Non a caso le poesie del Conia si presentano come modello di lingua popolare viva, poiché in esse troviamo ritratte e trafuse mirabilmente, le locuzioni speciali, la potenza espressiva del nostro vernacolo, la semplicità, il brio spassoso, l’arguzia fine, l’ironia mordace, i sottintesi tanto significativi; infatti, le vicende di una gatta che rubava i pesci e li portava al suo padrone, di un asino o di un cognetto di alici, non potevano che esprimersi che nella semplicità e familiarità della lingua parlata ogni giorno… il dialetto!

I conoscitori dei nostri dialetti, riconoscono che il Conia considerava il nostro dialetto una vera e propria lingua, e per la bellezza dei suoi versi lo considerano “un antesignano del rinnovamento letterario”.

C’è stato anche chi ha sostenuto che “quello che Dante ha rappresentato per la lingua italiana, Giovanni Conia lo ha rappresentato per la lingua calabra”.

Cesare Lombroso per mostrare l’eccellenza del dialetto calabrese e l’arte dei suoi poeti, trascrisse alcune versi del Conia, nei quali ha riconosciuto una “stupenda e vera poesia, tanto più che riassume la storia ed i pregi del calabrese vernacolo”.

Nonostante tutto questo, ancora oggi, molte notizie sulla vita di Giovanni Conia rimangono incerte, anche se ci sono in giro delle ottime pubblicazioni.

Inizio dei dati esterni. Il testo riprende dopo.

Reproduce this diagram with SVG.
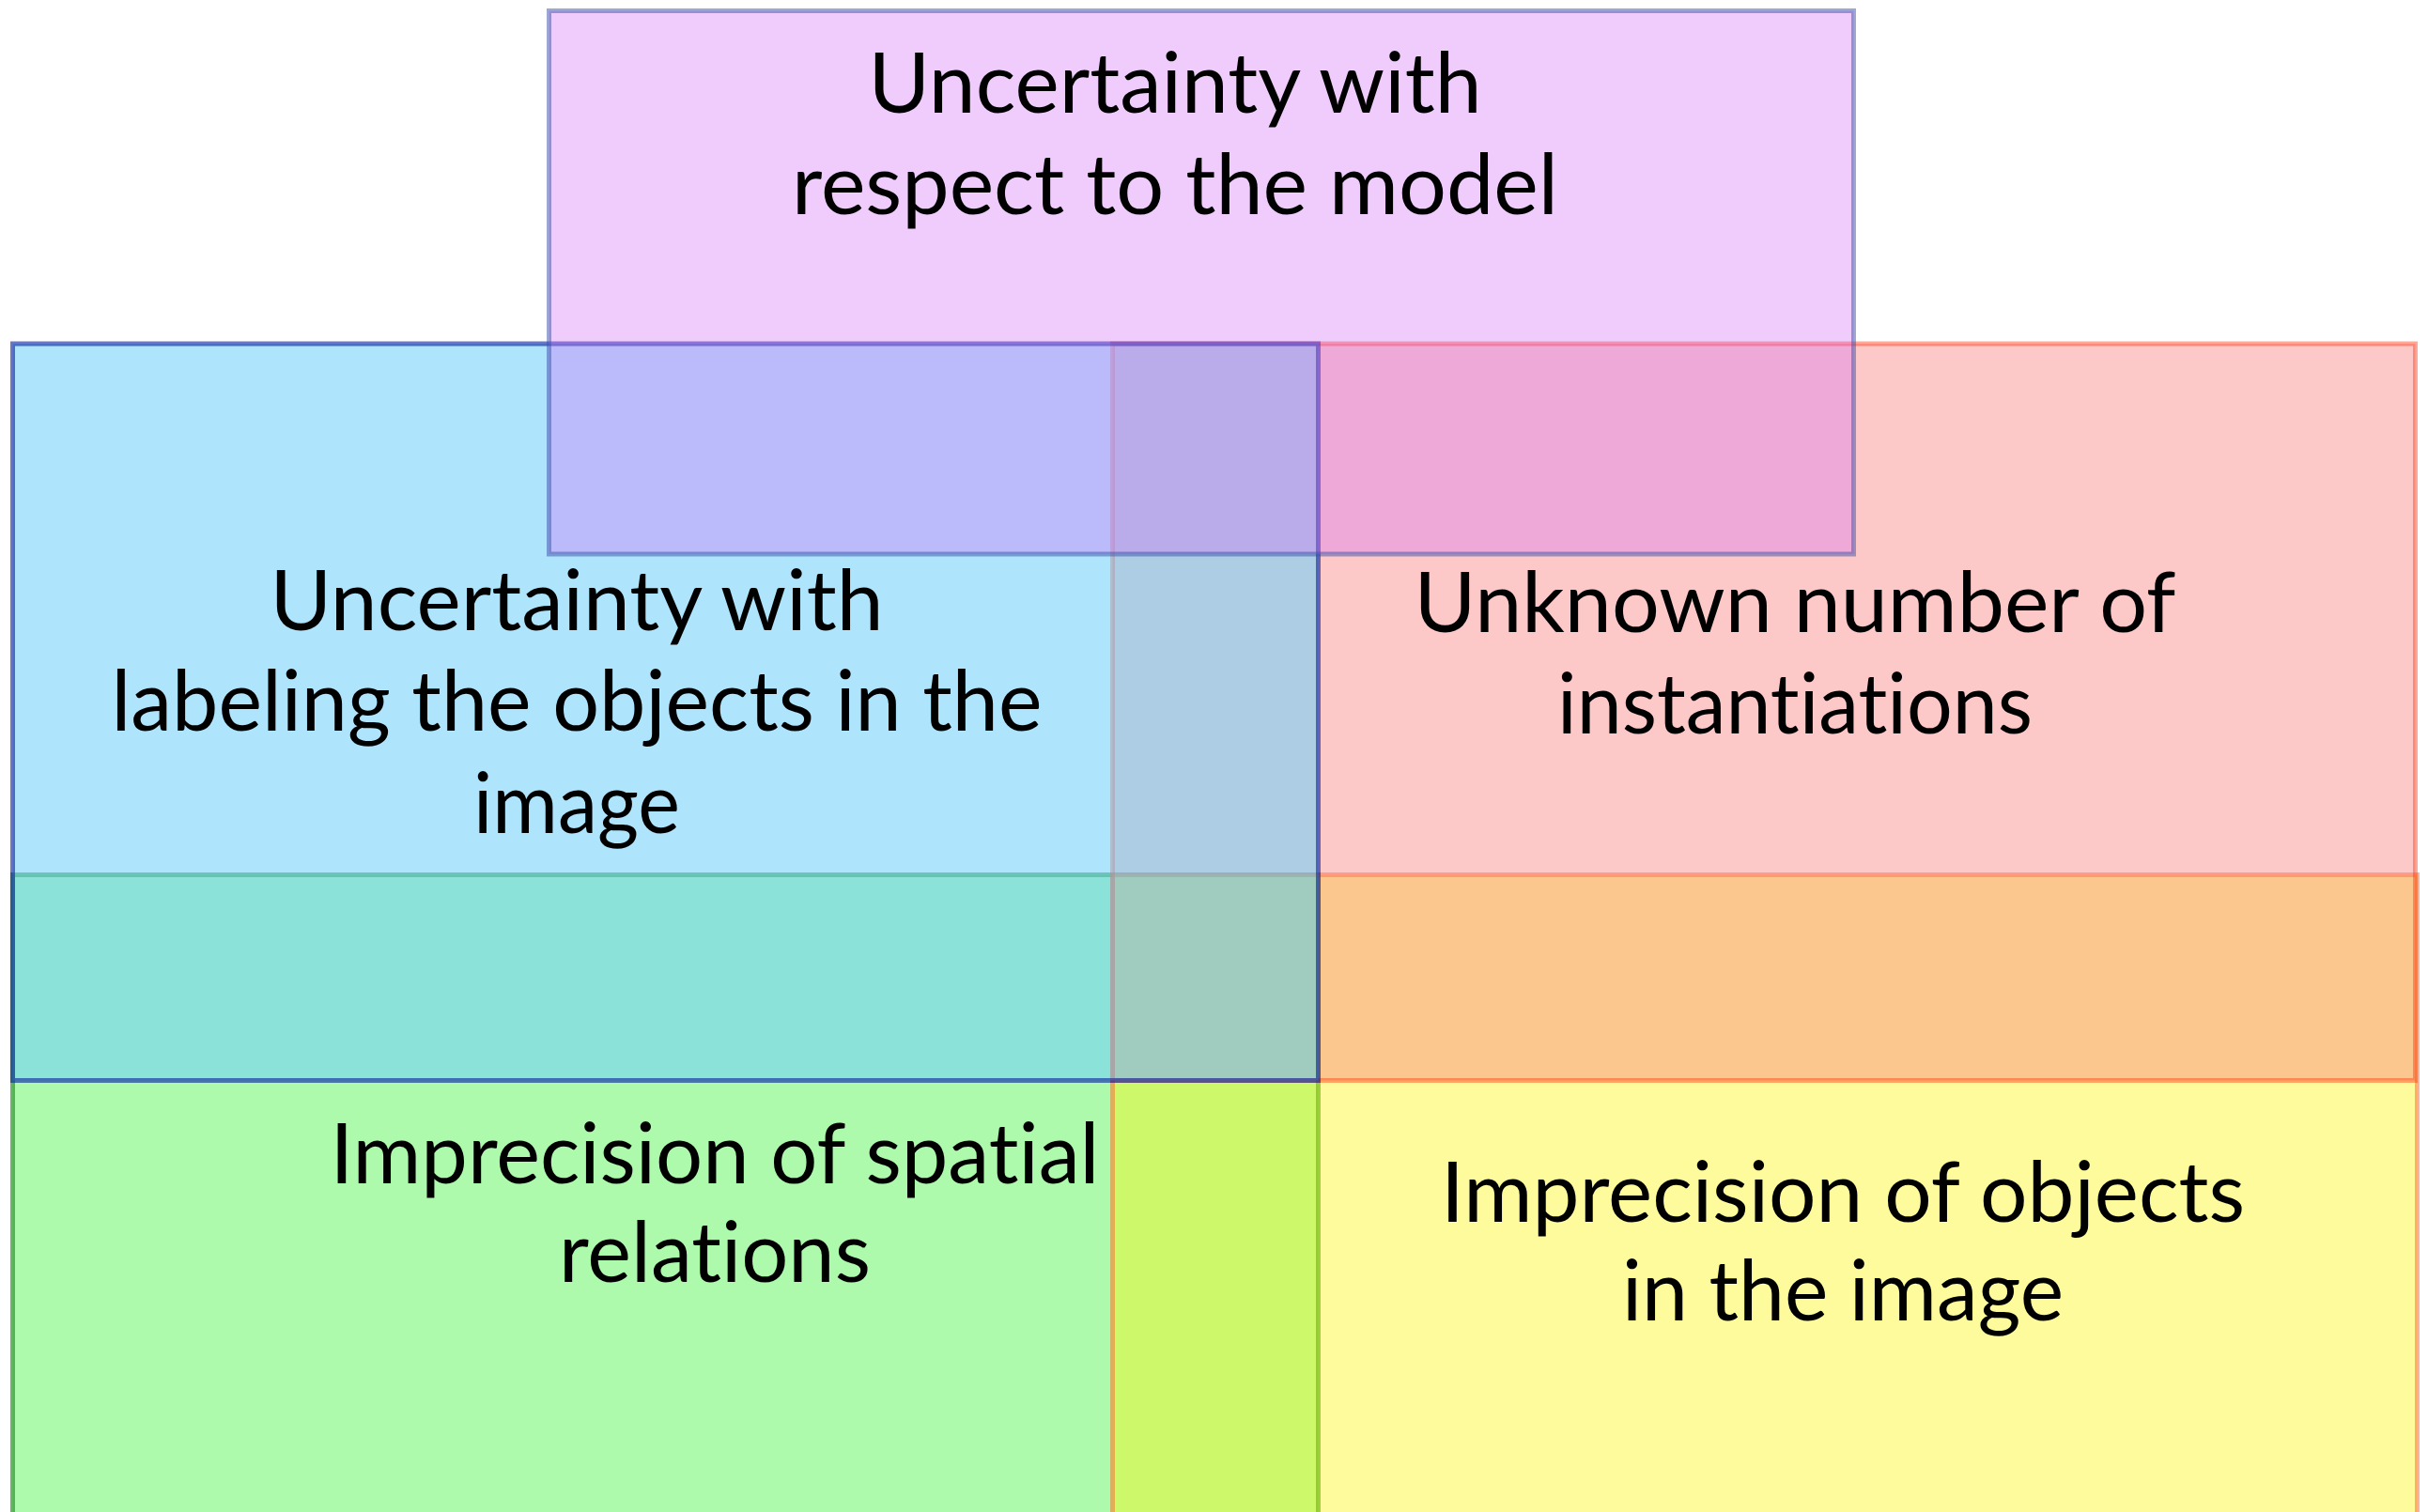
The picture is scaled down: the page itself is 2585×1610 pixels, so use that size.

La prima è dello stesso Conia e porta come titolo: “Saggio dell’energia, semplicità, ed espressione della lingua calabra nelle poesie di Giovanni Conia” è dedicata al Signor D. Nicola Santangelo, Segretario di Stato e Ministro degli affari interni nel Regno delle Due Sicilie ed è stata pubblicata dai Tipografi Vescovili di Napoli nel 1834.

Un’altra edizione dal titolo: “Giovanni Conia – Poesie complete”, a cura di Pasquale Creazzo, è stata pubblicata a Reggio Calabria presso la Società editrice reggina nel 1929.

Altra pregevole pubblicazione del 1980, edizioni Parallelo 38, “L’abate Giovanni Conia, Poeta dialettale calabrese – Testimonianze e poesie” del prof. Raffaele Sergio, il quale è anche l’autore del busto in bronzo di Giovanni Conia che si trova nel piazzale antistante il Municipio di Galatro.

Sempre nel 1980, sotto il titolo “Poesie calabre del Canonico Conia” mons. Giuseppe Pignataro ha curato e presentato la ristampa dell’edizione originale del 1834.

Il buon umore, la schiettezza e spontaneità che animano le poesie dell’abate Conia hanno, da sempre, affascinato i più svariati tipi di lettori e, mi auguro che questo fascino coinvolga anche chi leggerà questo mio articolo.